More specifically, class specific teachings are divided in optional groups, in order to enable students to deeply investigate issues related to real systems automation and mechatronics and issues related to information technologies and to the interaction among real systems and virtual environments.
Thanks to the articulated educational programme, students will be able to customize their training, acquiring specific knowledge and skills enabling them to face the problems relating to the management and control of mechatronic systems (with particular reference to the automation systems of machines, processes and systems), which integrate IT components, measurement equipment, actuators and data transmission and processing systems, with centralized and distributed supervisory and control logics and architectures, as well as to apply modern information technologies to the aforementioned systems (internet of things, virtualization, big data), in order to automate processes and add intelligence in the smart home, smart industry, smart city, etc., through the use of distributed cyber-physical systems, capable of processing information, communicating, deciding and acting in the real and virtual world.

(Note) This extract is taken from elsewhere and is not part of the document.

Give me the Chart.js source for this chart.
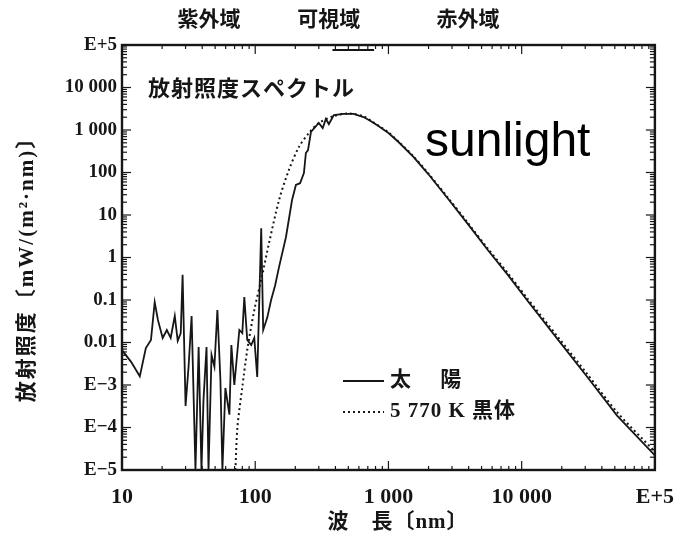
<!DOCTYPE html>
<html>
<head>
<meta charset="utf-8">
<script src="https://cdn.jsdelivr.net/npm/chart.js@4.4.1/dist/chart.umd.min.js"></script>
<style>
  html, body { margin: 0; padding: 0; background: #fff; }
</style>
</head>
<body>
<canvas id="spectrum" width="688" height="544"></canvas>
<script>
// solar irradiance spectrum, nm vs mW/(m2*nm)
const sunWavelength = [
  10, 11.7, 13.6, 15.1, 16.5, 17.6, 18.6, 20.2, 21.7, 23.2, 24.9, 26.2, 27.6, 28.5,
  30, 31.6, 33.3, 35.6, 37.6, 39.5, 40.9, 43.1, 44.6, 47, 49.4, 52, 54.8, 56.7,
  59.7, 64, 66.2, 69.7, 76, 80, 82.8, 87.1, 93.3, 98.4, 103.5, 110.9, 114.8, 123,
  131.6, 141, 151, 170, 189, 202, 217, 232, 240, 249, 262, 300, 321, 339, 357,
  389, 462, 548, 650, 735, 841, 1000, 1190, 1540, 1990, 2810, 3950, 5570, 7870, 11100,
  18600, 31100, 52000, 100000
];
const sunIrradiance = [
  0.0066, 0.0035, 0.0016, 0.0074, 0.0115, 0.089, 0.034, 0.0128, 0.0197, 0.0128, 0.042, 0.011, 0.0167, 0.39,
  0.00032, 0.0027, 0.042, 0.00001, 0.0078, 0.00001, 0.00045, 0.0078, 0.00001, 0.0051, 0.0027, 0.058, 0.0013, 0.00001,
  0.00085, 0.0002, 0.0087, 0.001, 0.0197, 0.0167, 0.118, 0.0115, 0.0087, 0.0128, 0.00154, 4.9, 0.0197, 0.038,
  0.1, 0.22, 0.6, 3.0, 22.5, 51, 56, 97, 288, 338, 898, 1460, 1110, 1820, 1380,
  2250, 2400, 2400, 2020, 1630, 1240, 850, 522, 232, 92, 23.8, 6.1, 1.5, 0.39, 0.095,
  0.012, 0.00154, 0.00019, 0.000022
];

// 5770 K blackbody, scaled to the sun
const bodyWavelength = [
  71, 73.5, 80, 87.1, 98.4, 111, 127, 151, 179, 213, 253, 300, 389, 502, 650, 735, 841,
  1000, 1190, 1540, 1990, 2810, 3950, 5570, 7870, 11100, 18600, 31100, 52000, 100000
];
const bodyIrradiance = [
  0.00001, 0.0001, 0.00089, 0.0066, 0.058, 0.30, 2.2, 22.5, 115, 400, 850, 1460, 2130, 2450, 2100, 1660, 1270,
  870, 535, 240, 96, 25, 6.5, 1.62, 0.43, 0.106, 0.0138, 0.0018, 0.00023, 0.000027
];

const xTickValues = [10, 100, 1000, 10000, 100000];
const xTickLabels = ['10', '100', '1 000', '10 000', 'E+5'];
const yTickValues = [1e-5, 1e-4, 1e-3, 0.01, 0.1, 1, 10, 100, 1000, 10000, 1e5];
const yTickLabels = ['E\u22125', 'E\u22124', 'E\u22123', '0.01', '0.1', '1', '10', '100', '1 000', '10 000', 'E+5'];

const bandLabels = ['紫外域', '可視域', '赤外域'];
const bandAt = [45, 357, 3950];      // wavelength under each band label
const visibleRange = [380, 780];

const seriesLabels = ['太　 陽', '5 770 K 黒体'];

const serif = "'Liberation Serif', 'Noto Sans CJK JP', serif";
const ink = '#161616';

function pairs(xs, ys) {
  return xs.map((x, i) => ({ x: x, y: ys[i] }));
}

function decadeTicks(lo, hi) {
  const out = [];
  for (let e = lo; e < hi; e++) {
    for (let m = 1; m < 10; m++) out.push({ value: m * Math.pow(10, e) });
  }
  out.push({ value: Math.pow(10, hi) });
  return out;
}

function isDecade(v) {
  const l = Math.log10(v);
  return Math.abs(l - Math.round(l)) < 1e-6;
}

function labelFor(values, labels) {
  return function (v) {
    const i = values.findIndex(t => Math.abs(Math.log10(t) - Math.log10(v)) < 1e-6);
    return i >= 0 ? labels[i] : '';
  };
}

// frame, inward ticks and all the annotation text
const decorations = {
  id: 'decorations',
  afterDraw(chart) {
    const { ctx, chartArea: a, scales: { x, y } } = chart;
    const seg = (x1, y1, x2, y2) => { ctx.beginPath(); ctx.moveTo(x1, y1); ctx.lineTo(x2, y2); ctx.stroke(); };
    ctx.save();
    ctx.strokeStyle = ink;

    ctx.lineWidth = 1.2;
    x.ticks.forEach(t => {
      const px = x.getPixelForValue(t.value);
      const len = isDecade(t.value) ? 9 : 4;
      seg(px, a.bottom, px, a.bottom - len);
      seg(px, a.top, px, a.top + len);
    });
    y.ticks.forEach(t => {
      const py = y.getPixelForValue(t.value);
      const len = isDecade(t.value) ? 9 : 5;
      seg(a.left, py, a.left + len, py);
      seg(a.right, py, a.right - len, py);
    });

    ctx.lineWidth = 2.4;
    ctx.strokeRect(a.left, a.top, a.right - a.left, a.bottom - a.top);

    // visible band marker under the top edge
    ctx.lineWidth = 2;
    seg(x.getPixelForValue(visibleRange[0]), a.top + 5, x.getPixelForValue(visibleRange[1]), a.top + 5);

    ctx.fillStyle = ink;
    ctx.textBaseline = 'middle';
    ctx.textAlign = 'center';
    ctx.font = "bold 21px 'Noto Sans CJK JP'";
    bandLabels.forEach((t, i) => ctx.fillText(t, x.getPixelForValue(bandAt[i]), 18));

    ctx.textAlign = 'left';
    ctx.font = "bold 22px 'Noto Sans CJK JP'";
    ctx.letterSpacing = '1px';
    ctx.fillText('放射照度スペクトル', a.left + 26, 88);
    ctx.letterSpacing = '0px';

    ctx.font = "48px 'Liberation Sans', Arial, sans-serif";
    ctx.fillStyle = '#000';
    ctx.textBaseline = 'alphabetic';
    ctx.fillText('sunlight', 425, 156);

    // legend
    ctx.fillStyle = ink;
    ctx.textBaseline = 'middle';
    const rows = [381, 412];
    chart.data.datasets.forEach((ds, i) => {
      ctx.lineWidth = ds.borderWidth;
      ctx.setLineDash(ds.borderDash || []);
      seg(343, rows[i], 384, rows[i]);
      ctx.setLineDash([]);
      ctx.font = "bold 21px " + serif;
      ctx.letterSpacing = '1px';
      ctx.fillText(seriesLabels[i], 390, rows[i]);
    });
    ctx.letterSpacing = '0px';

    // axis titles
    ctx.font = "bold 21px " + serif;
    ctx.textAlign = 'center';
    ctx.letterSpacing = '1px';
    ctx.fillText('波　長〔nm〕', 398, 523);
    ctx.translate(28, 264);
    ctx.rotate(-Math.PI / 2);
    ctx.font = "bold 21px " + serif;
    ctx.letterSpacing = '2px';
    ctx.fillText('放射照度〔mW/(m²·nm)〕', 0, 0);
    ctx.restore();
  }
};

new Chart(document.getElementById('spectrum'), {
  type: 'line',
  data: {
    datasets: [
      {
        label: seriesLabels[0],
        data: pairs(sunWavelength, sunIrradiance),
        borderColor: ink,
        borderWidth: 1.8,
        pointRadius: 0,
        tension: 0
      },
      {
        label: seriesLabels[1],
        data: pairs(bodyWavelength, bodyIrradiance),
        borderColor: ink,
        borderWidth: 2,
        borderDash: [2, 3],
        pointRadius: 0,
        tension: 0.3
      }
    ]
  },
  options: {
    responsive: false,
    animation: false,
    layout: { padding: { top: 45, right: 33, left: 0, bottom: 0 } },
    plugins: { legend: { display: false }, tooltip: { enabled: false } },
    scales: {
      x: {
        type: 'logarithmic',
        min: 10,
        max: 1e5,
        grid: { display: false, drawTicks: false },
        border: { display: false },
        afterBuildTicks: s => { s.ticks = decadeTicks(1, 5); },
        afterFit: s => { s.height = 74; },
        ticks: {
          autoSkip: false,
          maxRotation: 0,
          padding: 14,
          color: ink,
          font: { family: serif, size: 22, weight: 'bold' },
          callback: labelFor(xTickValues, xTickLabels)
        }
      },
      y: {
        type: 'logarithmic',
        min: 1e-5,
        max: 1e5,
        grid: { display: false, drawTicks: false },
        border: { display: false },
        afterBuildTicks: s => { s.ticks = decadeTicks(-5, 5); },
        afterFit: s => { s.width = 122; },
        ticks: {
          autoSkip: false,
          padding: 5,
          color: ink,
          font: { family: serif, size: 19, weight: 'bold' },
          callback: labelFor(yTickValues, yTickLabels)
        }
      }
    }
  },
  plugins: [decorations]
});
</script>
</body>
</html>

Graduates in Cybernetic Engineering will therefore possess adequate knowledge to continue with post-graduate studies (master's degree, master's degree), as well as to fit immediately in the labour market, being able to carry out their activities as freelancers and in manufacturing or service companies and public administrations, in various production and services sectors(such as, for example, autonomous vehicles, telecommunications, sensor networks and internet networks, distributed monitoring and control systems, production systems automation, distribution and supply of goods and services, assisted technology systems, robotic systems).